Although this ponding does not look like large woodland ponds, the water features are no less viable. And they are producing in easily overlooked locations. As drivers speed down Culver Blvd. in a car, they pass accumulation of water that to the casual observer looks like nothing more than a rain swollen gutter. But if one were to visit this site on foot, with a little careful viewing they would see a nursery! That’s right-this “gutter” actually sits upon a freshwater spring. During seasonal rains, sufficient levels of water are present long enough to support Pacific Chorus Frog tadpoles, the end product of all that frogsong. The Pacific Chorus Frog is well adapted to face the challenge of living in our Mediterranean Climate and its less than dependable amount of seasonal rainfall. Although their tadpoles ideally need at least five months in the water before metamorphosis into adulthood, if they sense the pond is drying up, they can accelerate their maturation. This is an essential survival tool!
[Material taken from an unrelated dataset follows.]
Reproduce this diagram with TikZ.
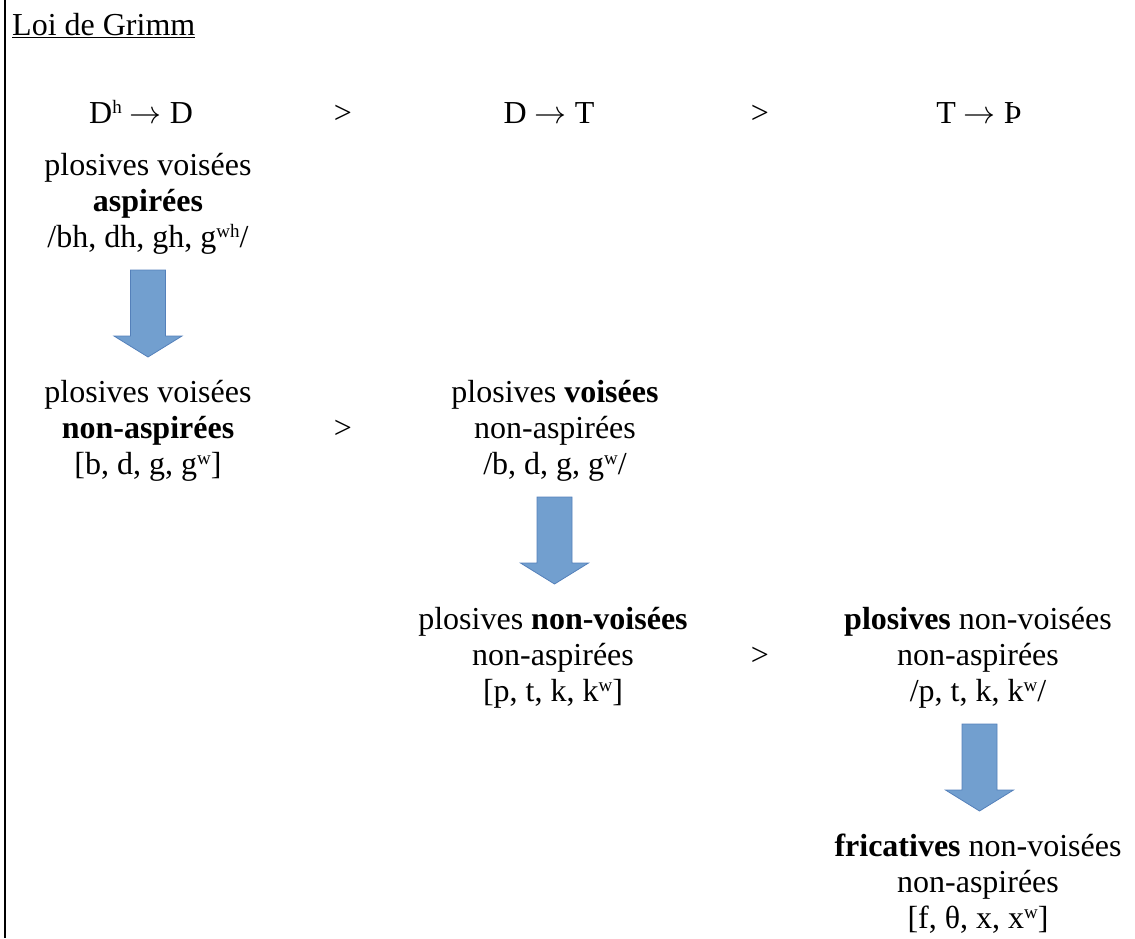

The persistence of the tadpole and nature — it is all around us!

In addition, the tadpoles of the introduced American Bullfrog, a voracious predator of tadpoles, frogs and many other things, requires at least six months, and even years in colder climates, to mature. As a result, Bullfrogs prefer to lay their eggs in ponds that have water year round. The ephemeral nature of the breeding ponds used by the Chorus Frog helps to separate their young from at least one predator!

The pond on Culver (I refuse to call it a gutter!) is a wonder to behold. It is fringed by cattails, a native Mulefat, also called Seep Willow, shades one edge, worm species squiggle through the water and cling to algae covered reeds, small water insects called ostracods busily glide across the sediment, and tadpoles in different stages of development abound. Some are already sprouting legs, while others are so small they look like tiny black pebbles with tails. The variation in size and life stage is a good sign-an indication that breeding is ongoing, and waves of new frogs will soon be adding to the population.

This little pond is extremely present and yet is in large part ignored by most passerby. It is the epitome of an argument for closer exploration of things that might easily be overlooked. As most of us have been forced into a mandatory slowdown, there is no better time to look and then look closer at all that is around us. The constancy of nature can be quite comforting in a period of life that can be quite inconsistent. Let’s all get out and take a look!